I created boxplots of the five high-levels democracy indices in order to **characterize distributions**, **compare groups**, **find extremums** and **find anomalies (outliers)**.

Notably, participatory democracy and liberal democracy indices have a large number of what one might consider outliers. Distributions of each index are generally similar. This is somewhat expected, as each index is constrained to a value between 0 and 1.

In [None]:
alt.Chart(data).transform_fold(high_level_indices, as_ = ["Index", "Value"]
).mark_boxplot(size = 12).encode(
    x = alt.X("Index:N", title = "High-level Democracy Indices"),
    y = alt.Y("Value:Q", title = "Index Score"),
    color = alt.Color("Index:N", legend = None, scale = alt.Scale(scheme = "viridis"))
).properties(title = "Distribution of High-Level Democracy Indices", width = 300, height =  400)

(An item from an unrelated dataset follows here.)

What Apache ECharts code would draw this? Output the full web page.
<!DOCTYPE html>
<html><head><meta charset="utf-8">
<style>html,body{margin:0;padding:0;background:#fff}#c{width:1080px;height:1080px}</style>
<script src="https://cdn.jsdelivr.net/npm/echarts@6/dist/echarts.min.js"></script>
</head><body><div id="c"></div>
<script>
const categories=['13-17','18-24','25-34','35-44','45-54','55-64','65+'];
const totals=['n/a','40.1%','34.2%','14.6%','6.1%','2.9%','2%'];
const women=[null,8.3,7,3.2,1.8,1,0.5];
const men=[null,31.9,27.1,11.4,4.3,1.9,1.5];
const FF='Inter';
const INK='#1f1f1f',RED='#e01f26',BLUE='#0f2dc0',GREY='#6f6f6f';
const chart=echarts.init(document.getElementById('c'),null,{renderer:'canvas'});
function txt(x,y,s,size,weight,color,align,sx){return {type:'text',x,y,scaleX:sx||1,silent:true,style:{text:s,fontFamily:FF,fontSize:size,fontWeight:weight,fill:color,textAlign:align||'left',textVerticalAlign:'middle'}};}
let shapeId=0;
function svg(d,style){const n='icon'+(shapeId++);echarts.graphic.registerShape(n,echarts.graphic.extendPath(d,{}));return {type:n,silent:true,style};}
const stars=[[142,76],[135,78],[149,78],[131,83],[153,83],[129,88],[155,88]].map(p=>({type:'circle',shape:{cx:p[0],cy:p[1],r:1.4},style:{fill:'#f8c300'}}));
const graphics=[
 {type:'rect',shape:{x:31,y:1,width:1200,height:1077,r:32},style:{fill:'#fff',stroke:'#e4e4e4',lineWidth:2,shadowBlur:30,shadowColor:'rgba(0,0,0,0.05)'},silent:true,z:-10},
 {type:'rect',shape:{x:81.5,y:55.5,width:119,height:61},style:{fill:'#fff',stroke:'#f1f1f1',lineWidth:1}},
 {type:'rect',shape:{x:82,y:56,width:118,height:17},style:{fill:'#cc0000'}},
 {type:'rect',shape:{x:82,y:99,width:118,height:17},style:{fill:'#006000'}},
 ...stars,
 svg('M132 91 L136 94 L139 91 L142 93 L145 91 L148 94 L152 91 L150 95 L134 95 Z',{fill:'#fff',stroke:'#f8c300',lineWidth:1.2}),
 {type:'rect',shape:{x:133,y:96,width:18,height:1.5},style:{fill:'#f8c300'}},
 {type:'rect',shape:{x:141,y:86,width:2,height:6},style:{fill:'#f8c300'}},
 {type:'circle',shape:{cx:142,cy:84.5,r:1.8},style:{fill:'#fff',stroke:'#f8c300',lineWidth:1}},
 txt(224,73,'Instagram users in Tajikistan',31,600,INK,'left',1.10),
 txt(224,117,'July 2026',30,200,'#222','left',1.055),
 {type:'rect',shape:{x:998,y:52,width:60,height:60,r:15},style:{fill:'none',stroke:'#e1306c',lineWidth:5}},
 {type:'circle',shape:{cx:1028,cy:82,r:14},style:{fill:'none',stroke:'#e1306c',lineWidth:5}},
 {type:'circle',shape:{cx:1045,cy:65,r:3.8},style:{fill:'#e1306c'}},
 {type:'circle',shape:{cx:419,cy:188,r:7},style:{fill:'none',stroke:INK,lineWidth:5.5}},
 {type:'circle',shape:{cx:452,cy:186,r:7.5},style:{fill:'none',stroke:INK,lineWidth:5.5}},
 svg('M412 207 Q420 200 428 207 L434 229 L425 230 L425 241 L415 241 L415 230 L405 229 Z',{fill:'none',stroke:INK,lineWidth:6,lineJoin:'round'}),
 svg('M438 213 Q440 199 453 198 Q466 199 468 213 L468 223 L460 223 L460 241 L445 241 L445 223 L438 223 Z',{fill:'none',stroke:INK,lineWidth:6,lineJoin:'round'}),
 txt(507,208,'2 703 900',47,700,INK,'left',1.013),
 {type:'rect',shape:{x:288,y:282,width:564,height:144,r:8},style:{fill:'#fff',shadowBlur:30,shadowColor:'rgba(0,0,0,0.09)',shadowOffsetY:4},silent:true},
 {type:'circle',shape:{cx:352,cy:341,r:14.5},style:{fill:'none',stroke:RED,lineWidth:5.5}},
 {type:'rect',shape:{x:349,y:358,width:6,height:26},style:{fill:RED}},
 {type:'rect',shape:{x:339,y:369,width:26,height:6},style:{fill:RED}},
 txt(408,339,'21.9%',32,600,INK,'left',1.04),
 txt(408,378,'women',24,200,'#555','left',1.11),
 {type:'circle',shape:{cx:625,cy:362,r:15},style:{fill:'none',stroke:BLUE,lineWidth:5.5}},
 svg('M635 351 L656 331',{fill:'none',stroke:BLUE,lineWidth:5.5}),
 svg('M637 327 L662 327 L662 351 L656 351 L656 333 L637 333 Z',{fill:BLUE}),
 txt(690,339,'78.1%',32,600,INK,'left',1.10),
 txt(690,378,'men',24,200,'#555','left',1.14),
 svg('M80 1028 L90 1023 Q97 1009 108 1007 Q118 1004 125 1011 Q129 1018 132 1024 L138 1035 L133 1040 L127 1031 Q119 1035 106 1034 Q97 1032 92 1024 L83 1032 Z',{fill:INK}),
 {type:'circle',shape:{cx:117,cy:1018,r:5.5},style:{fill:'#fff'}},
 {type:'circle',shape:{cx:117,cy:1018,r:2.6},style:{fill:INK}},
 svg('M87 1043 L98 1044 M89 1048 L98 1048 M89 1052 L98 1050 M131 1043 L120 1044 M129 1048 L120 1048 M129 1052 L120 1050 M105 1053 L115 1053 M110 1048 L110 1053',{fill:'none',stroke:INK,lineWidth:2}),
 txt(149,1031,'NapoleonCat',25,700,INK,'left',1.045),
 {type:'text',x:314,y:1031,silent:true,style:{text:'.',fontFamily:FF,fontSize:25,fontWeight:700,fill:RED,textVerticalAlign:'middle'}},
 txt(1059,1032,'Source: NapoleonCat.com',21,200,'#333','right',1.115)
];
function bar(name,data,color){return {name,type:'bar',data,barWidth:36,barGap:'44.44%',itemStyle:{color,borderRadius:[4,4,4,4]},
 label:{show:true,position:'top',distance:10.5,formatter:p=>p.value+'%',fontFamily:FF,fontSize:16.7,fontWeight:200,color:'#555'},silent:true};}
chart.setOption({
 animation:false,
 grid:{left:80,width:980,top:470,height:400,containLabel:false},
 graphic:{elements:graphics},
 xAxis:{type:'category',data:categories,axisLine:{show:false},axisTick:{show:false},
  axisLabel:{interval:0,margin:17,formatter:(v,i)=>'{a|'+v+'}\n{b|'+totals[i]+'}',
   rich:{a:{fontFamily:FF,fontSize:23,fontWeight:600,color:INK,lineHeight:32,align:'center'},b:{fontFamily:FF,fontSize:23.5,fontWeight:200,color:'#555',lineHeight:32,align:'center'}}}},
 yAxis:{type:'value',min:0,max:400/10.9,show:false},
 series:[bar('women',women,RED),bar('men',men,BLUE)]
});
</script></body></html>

I also create histograms of for each of the five high-level indices. The aim of these representations was to **characterize the distributions** of *values* for each index.

Examining the distributions of all types of democracy scores (our five high-level indices), we observe the distributions are right-skewed.

In [None]:
Electoral = alt.Chart(data).mark_bar(size = 2).encode(
   x = alt.X("Electoral Democracy Index", 
             title = "Electoral Democracy Index", 
             bin = alt.Bin(maxbins=100),
             axis = alt.Axis(format=".1f"),
             scale = alt.Scale(domain=[0,1])),
   y = alt.Y("count()"),
   color = alt.value('#7E57C2')
).properties(title = "Distribution of Democracy Scores, by Democracy Type", width = 300, height = 100)

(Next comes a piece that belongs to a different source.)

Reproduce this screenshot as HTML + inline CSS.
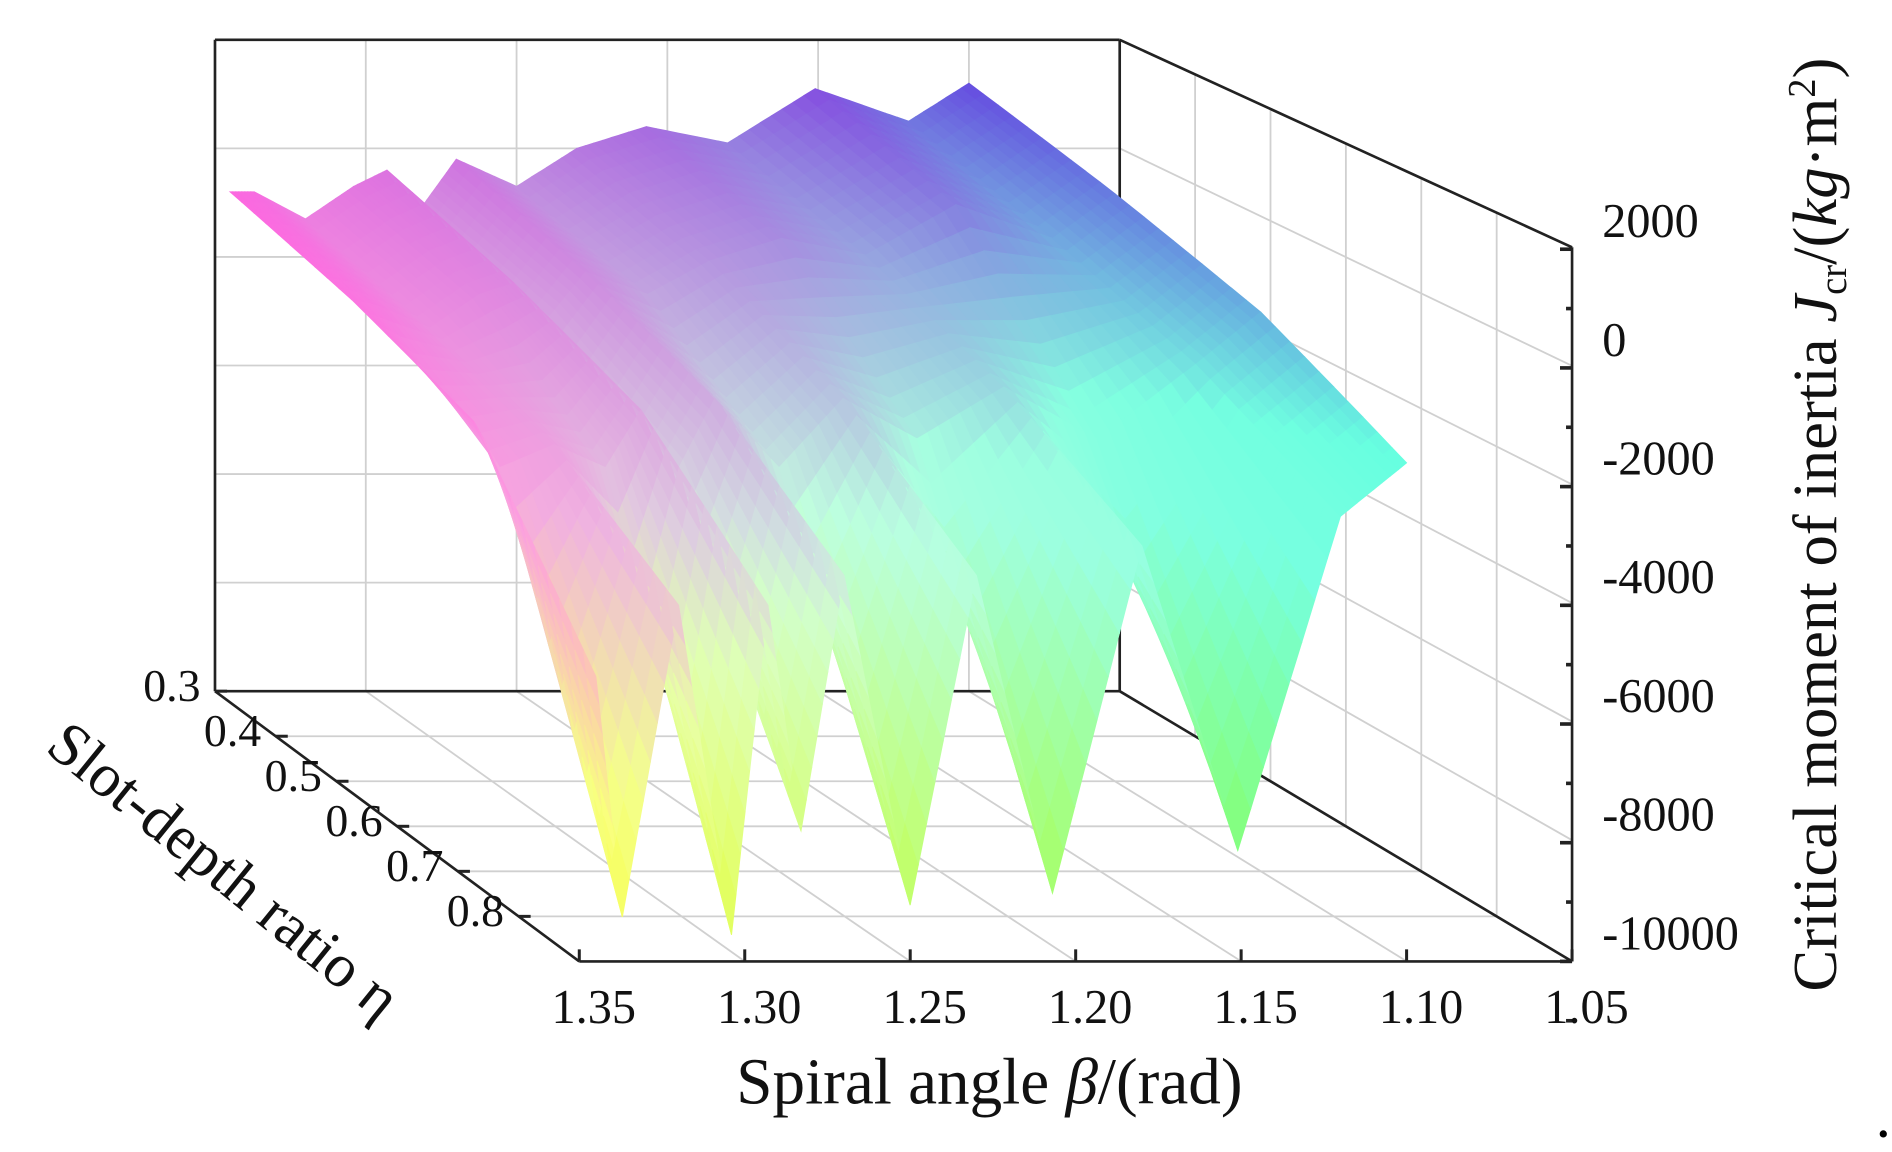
<!DOCTYPE html>
<html><head><meta charset="utf-8"><style>
html,body{margin:0;padding:0;background:#fff;}
svg{display:block;}
text{font-family:"Liberation Serif",serif;fill:#111;}
</style></head><body>
<svg id="chart" width="1892" height="1152" viewBox="0 0 1568 955" xmlns="http://www.w3.org/2000/svg">
<g id="grid"></g>
<g id="backaxes"></g>
<g id="surface"></g>
<g id="axes"></g>
<text x="820" y="915" font-size="54" text-anchor="middle">Spiral angle  <tspan font-style="italic">β</tspan>/(rad)</text>
<text transform="translate(36,622) rotate(39)" font-size="51">Slot-depth ratio η</text>
<text transform="translate(1522,822) rotate(-90)" font-size="52">Critical moment of inertia <tspan font-style="italic">J</tspan><tspan font-size="32" dy="8">cr</tspan><tspan dy="-8">/(</tspan><tspan font-style="italic">kg</tspan>·m<tspan font-size="32" dy="-18">2</tspan><tspan dy="18">)</tspan></text>
<circle cx="1561" cy="940" r="3" fill="#000"/>
</svg>
<script>
const betas=[1.345,1.337,1.32,1.304,1.293,1.283,1.27,1.25,1.23,1.207,1.18,1.151,1.12,1.10];
const etas=[0.3,0.5,0.7,0.9];
const zEta03=[-800,-800,-1300,-700,-400,-1200,-200,-700,0,400,100,1100,500,1200];
const zEta05=[-1400,-1500,-1900,-1300,-1100,-1800,-900,-1300,-700,-300,-600,300,-300,500];
const zEta07=[-2200,-3000,-2600,-3000,-2000,-3200,-1800,-3000,-1800,-2500,-1600,-2500,-1200,-300];
const zEta09=[-5200,-9250,-4000,-9550,-4000,-7800,-3500,-9050,-3500,-8850,-3000,-8130,-2500,-1600];
const zTicks=[2000,0,-2000,-4000,-6000,-8000,-10000];
const betaTicks=[1.35,1.30,1.25,1.20,1.15,1.10,1.05];
const etaTicks=[0.3,0.4,0.5,0.6,0.7,0.8];

const NS='http://www.w3.org/2000/svg';
const zRows=[zEta03,zEta05,zEta07,zEta09];
function P(b,e,z){
  const u=(1.35-b)/0.3, v=(e-0.3)/0.6;
  const xb=178+750*u, xf=480+823*u;
  const x=xb+(xf-xb)*v;
  const ybot=573+224*v;
  const k=0.045+0.0042*v;
  return [x, ybot-(z+10000)*k];
}
function mk(tag,attrs,parent){const el=document.createElementNS(NS,tag);for(const a in attrs)el.setAttribute(a,attrs[a]);parent.appendChild(el);return el;}
const grid=document.getElementById('grid'), axes=document.getElementById('axes'), surf=document.getElementById('surface'), back=document.getElementById('backaxes');
const gc='#d0d0d0';
for(let i=1;i<6;i++){
  let l=mk('line',{x1:178,y1:33+90*i,x2:928,y2:33+90*i,stroke:gc,'stroke-width':1.5},grid);
  
  
  let l2=mk('line',{x1:178+125*i,y1:33,x2:178+125*i,y2:573,stroke:gc,'stroke-width':1.5},grid);
  
  
  let l3=mk('line',{x1:928,y1:33+90*i,x2:1303,y2:205+98.3*i,stroke:gc,'stroke-width':1.5},grid);
  
  
  const t=i/6; let xv=928+375*t;
  let l4=mk('line',{x1:xv,y1:33+172*t,x2:xv,y2:573+224*t,stroke:gc,'stroke-width':1.5},grid);
  
  
  let l5=mk('line',{x1:178+125*i,y1:573,x2:480+137.2*i,y2:797,stroke:gc,'stroke-width':1.5},grid);
  
  
  let l6=mk('line',{x1:178+302*t,y1:573+224*t,x2:928+375*t,y2:573+224*t,stroke:gc,'stroke-width':1.5},grid);
  
  
}
[[178,33,928,33],[178,33,178,573],[928,33,928,573],[178,573,928,573],[928,33,1303,205],[928,573,1303,797]].forEach(s=>{
  const l=mk('line',{x1:s[0],y1:s[1],x2:s[2],y2:s[3],stroke:'#222','stroke-width':2.2},back);
  
  
});
function color(b,z){
  const u=(1.35-b)/0.3;
  let t=(1500-z)/11000; t=Math.max(0,Math.min(1,t));
  const R=1-0.72*u;
  const G=Math.min(1,0.22+t*(0.85+2.4*u));
  const B=0.88-0.55*Math.max(0,(t-0.45)/0.55);
  const c=x=>Math.round(Math.max(0,Math.min(1,x))*255);
  return 'rgb('+c(R)+','+c(G)+','+c(B)+')';
}
const SU=8, SV=10;
for(let r=0;r<etas.length-1;r++){
  for(let sv=0;sv<SV;sv++){
    for(let c=0;c<betas.length-1;c++){
      for(let su=0;su<SU;su++){
        const pts=[];let zs=0,bs=0;
        [[su,sv],[su+1,sv],[su+1,sv+1],[su,sv+1]].forEach(([a,d])=>{
          const fa=a/SU, fd=d/SV;
          const b=betas[c]+(betas[c+1]-betas[c])*fa;
          const e=etas[r]+(etas[r+1]-etas[r])*fd;
          const z0=zRows[r][c]+(zRows[r][c+1]-zRows[r][c])*fa;
          const z1=zRows[r+1][c]+(zRows[r+1][c+1]-zRows[r+1][c])*fa;
          const z=z0+(z1-z0)*fd;
          zs+=z;bs+=b;
          pts.push(P(b,e,z).map(n=>n.toFixed(1)).join(','));
        });
        const col=color(bs/4,zs/4);
        const pg=mk('polygon',{points:pts.join(' '),fill:col,stroke:col,'stroke-width':0.8},surf);
        
        
      }
    }
  }
}
[[1303,205,1303,797],[178,573,480,797],[480,797,1303,797]].forEach(s=>{
  const l=mk('line',{x1:s[0],y1:s[1],x2:s[2],y2:s[3],stroke:'#222','stroke-width':2.2},axes);
  
  
});
function zy(z){return 797-(z+10000)*0.0492;}
zTicks.forEach(z=>{
  const y=zy(z);
  const tk=mk('line',{x1:1293,y1:y,x2:1303,y2:y,stroke:'#222','stroke-width':3},axes);
  
  
  const m=mk('line',{x1:1298,y1:zy(z-1000),x2:1303,y2:zy(z-1000),stroke:'#222','stroke-width':3},axes);
  
  
  const tx=mk('text',{x:1328,y:y-10,'font-size':40},axes);
  tx.textContent=String(z);
  
  
});
betaTicks.forEach(b=>{
  const p=P(b,0.9,-10000);
  const tk=mk('line',{x1:p[0],y1:p[1],x2:p[0],y2:p[1]-10,stroke:'#222','stroke-width':2.5},axes);
  
  
  const tx=mk('text',{x:p[0]+12,y:848,'font-size':40,'text-anchor':'middle'},axes);
  tx.textContent=b.toFixed(2);
  
  
});
etaTicks.forEach(e=>{
  const p=P(1.35,e,-10000);
  const tk=mk('line',{x1:p[0],y1:p[1],x2:p[0]+10,y2:p[1],stroke:'#222','stroke-width':2.5},axes);
  
  
  const tx=mk('text',{x:p[0]-12,y:p[1]+8,'font-size':38,'text-anchor':'end'},axes);
  tx.textContent=e.toFixed(1);
  
  
});
</script>
</body></html>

Liberal = alt.Chart(data).mark_bar(size = 2).encode(
   x = alt.X("Liberal Democracy Index",
             title = "Liberal Democracy Index",
             bin = alt.Bin(maxbins = 100),
             axis = alt.Axis(format = ".1f"),
             scale = alt.Scale(domain = [0,1])),
   y = alt.Y("count()"),
   color = alt.value('#FF6347')
).properties(height = 100)

Participatory = alt.Chart(data).mark_bar(size = 2).encode(
   x = alt.X("Participatory Democracy Index", 
             title = "Participatory Democracy Index",
             bin = alt.Bin(maxbins = 100),
             axis = alt.Axis(format = ".1f"),
             scale = alt.Scale(domain = [0,1])),
   y = alt.Y("count()"),
   color = alt.value('#1E90FF')
).properties(height = 100)

Deliberative = alt.Chart(data).mark_bar(size = 2).encode(
   x = alt.X("Deliberative Democracy Index",
             title = "Deliberative Democracy Index",
             bin = alt.Bin(maxbins = 100),
             axis = alt.Axis(format = ".1f"),
             scale = alt.Scale(domain = [0,1])),
   y = alt.Y("count()"),
   color = alt.value('#FFA500')
).properties(height = 100)

Egalitarian = alt.Chart(data).mark_bar(size = 2).encode(
   x = alt.X("Egalitarian Democracy Index",
             title = "Egalitarian Democracy Index",
             bin = alt.Bin(maxbins = 100),
             axis = alt.Axis(format = ".1f"),
             scale = alt.Scale(domain = [0,1])),
   y = alt.Y("count()"),
   color = alt.value('#2ECC71')
).properties(height = 100)

# Note: One could use .repeat() here, but in order to provide the option of breaking 
# out by individual chart, in case this would be useful later, I elect to repeat a base chart.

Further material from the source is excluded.